Francisco Bezanilla Interview with Francisco Bezanilla PhD Biophysical Society

Interview with francisco bezanilla phd biophysical society president


Biography

Bezanilla earned an undergraduate biology degree as well as master's and Ph.D. degrees in biophysics, all from the Pontifical Catholic University of Chile. Initially intending to earn a medical degree, Bezanilla shifted his focus to research and the Ph.D. program, finding that he liked how neurophysiology combined two of his interests, electronics and biology. He conducted research on the nerve cells of Humboldt squid at the Montemar Institute of Marine Biology.

Leaving Chile for the United States in 1969, Bezanilla completed a postdoctoral fellowship with the National Institutes of Health. While in the US, Bezanilla heard that the Humboldt squid was no longer available in Chilean waters. Also noting the political changes in Chile under Augusto Pinochet, he decided to stay in the US. Working on gating current experiments, he became a frequent collaborator with Clay Armstrong, who he had met at Montemar.
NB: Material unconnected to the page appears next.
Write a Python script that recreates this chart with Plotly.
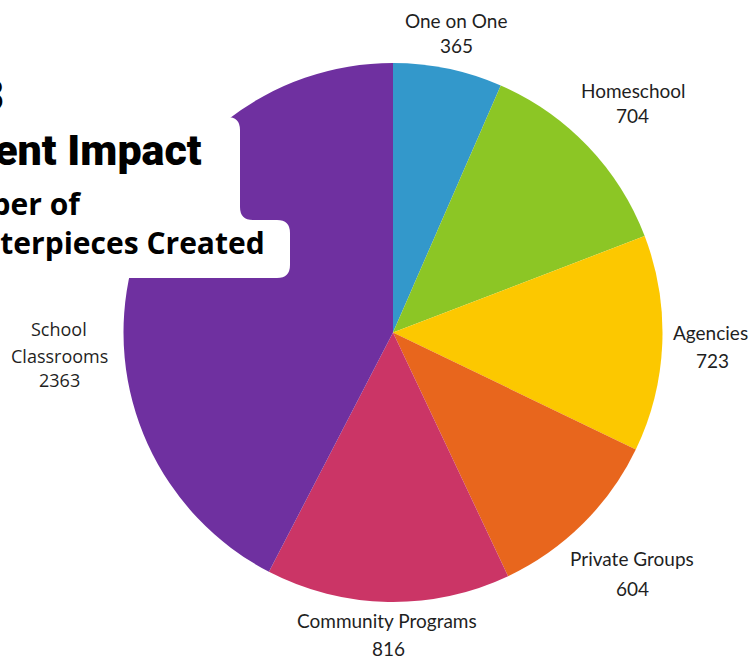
import plotly.graph_objects as go

W, H = 751, 656
OFF = 0  # body margin removed via post_script

# ---- data ----
categories = ["One on One", "Homeschool", "Agencies", "Private Groups",
              "Community Programs", "School Classrooms"]
values = [365, 704, 723, 604, 816, 2363]
label_lines = [["One on One"], ["Homeschool"], ["Agencies"], ["Private Groups"],
               ["Community Programs"], ["School", "Classrooms"]]
colors = ["#3398cb", "#8cc625", "#fcc800", "#e8661d", "#cb3566", "#6f30a0"]

title_lines = ["2023", "Student Impact", "Number of", "Masterpieces Created"]

# ---- layout helpers (screen pixel -> paper) ----
def px(x):
    return (x - OFF) / W

def py(y):
    return 1 - (y - OFF) / H

cx, cy, r = 393, 332.5, 269.5

fig = go.Figure(go.Pie(
    labels=categories,
    values=values,
    marker=dict(colors=colors, line=dict(width=0)),
    sort=False,
    direction="clockwise",
    rotation=0,
    textinfo="none",
    hoverinfo="label+value",
    domain=dict(x=[px(cx - r), px(cx + r)], y=[py(cy + r), py(cy - r)]),
))

annotations = []
# label positions (screen pixel centres) for each text line
label_pos = [
    [(456, 20), (456, 45)],
    [(633, 90), (632, 116)],
    [(710, 332), (712, 360)],
    [(632, 558), (632, 588)],
    [(387, 620), (388, 648)],
    [(59, 329), (59, 356), (59, 380)],
]
for i, (lines, val) in enumerate(zip(label_lines, values)):
    texts = lines + [str(val)]
    is_school = len(lines) > 1
    for t, (x, y) in zip(texts, label_pos[i]):
        annotations.append(dict(
            text=t, x=px(x), y=py(y), xref="paper", yref="paper",
            xanchor="center", yanchor="middle", showarrow=False,
            font=dict(family="Open Sans" if is_school else "Lato",
                      size=18 if is_school else 19, color="#1f1f1f"),
        ))

# title block (partially outside the left edge, as in the reference)
heavy = "Roboto, Inter, sans-serif"
title_specs = [
    (6, 96, heavy, 44, 900),
    (204, 150, heavy, 43, 900),
    (83, 203, "Open Sans", 30, 700),
    (267, 243, "Open Sans", 30, 700),
]
for t, (x, y, fam, sz, wt) in zip(title_lines, title_specs):
    annotations.append(dict(
        text=t, x=px(x), y=py(y), xref="paper", yref="paper",
        xanchor="right", yanchor="middle", showarrow=False,
        font=dict(family=fam, size=sz, color="#000000", weight=wt),
    ))

# white rounded panel behind the title
pts = [
    ("M", (-20, 117)), ("L", (227, 117)), ("Q", (240, 117), (240, 130)),
    ("L", (240, 207)), ("Q", (240, 220), (253, 220)), ("L", (277, 220)),
    ("Q", (290, 220), (290, 233)), ("L", (290, 265)), ("Q", (290, 278), (277, 278)),
    ("L", (-20, 278)),
]
path = ""
for p in pts:
    cmd = p[0]
    coords = " ".join(f"{px(x):.5f},{py(y):.5f}" for x, y in p[1:])
    path += f"{cmd} {coords} "
path += "Z"

fig.update_layout(
    width=W, height=H,
    margin=dict(l=0, r=0, t=0, b=0),
    paper_bgcolor="white", plot_bgcolor="white",
    showlegend=False,
    annotations=annotations,
    shapes=[dict(type="path", path=path, xref="paper", yref="paper",
                 fillcolor="white", line=dict(width=0), layer="above")],
)

fig.write_html(
    "out.html",
    config={"displayModeBar": False},
    post_script="document.body.style.margin='0';"
                "document.documentElement.style.overflow='hidden';"
                "document.body.style.overflow='hidden';",
)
In experiments at Woods Hole Marine Biological Laboratory, Bezanilla and Armstrong built their own signal averaging device and became the first to measure the tiny gating currents in sodium channels.

In 1977, Bezanilla became a neuroscience professor at the University of California, Los Angeles (UCLA) and later joined the University of Chicago, becoming the Lillian Eichelberger Cannon Professor in the Department of Pediatrics. Bezanilla was elected a member of the National Academy of Sciences in 2006. He was the 2013-2014 president of the Biophysical Society. Some of his recent work includes the application of light pulses to gold nanoparticles to activate neurons.

Bezanilla's daughter Magdalena is a biologist and university professor.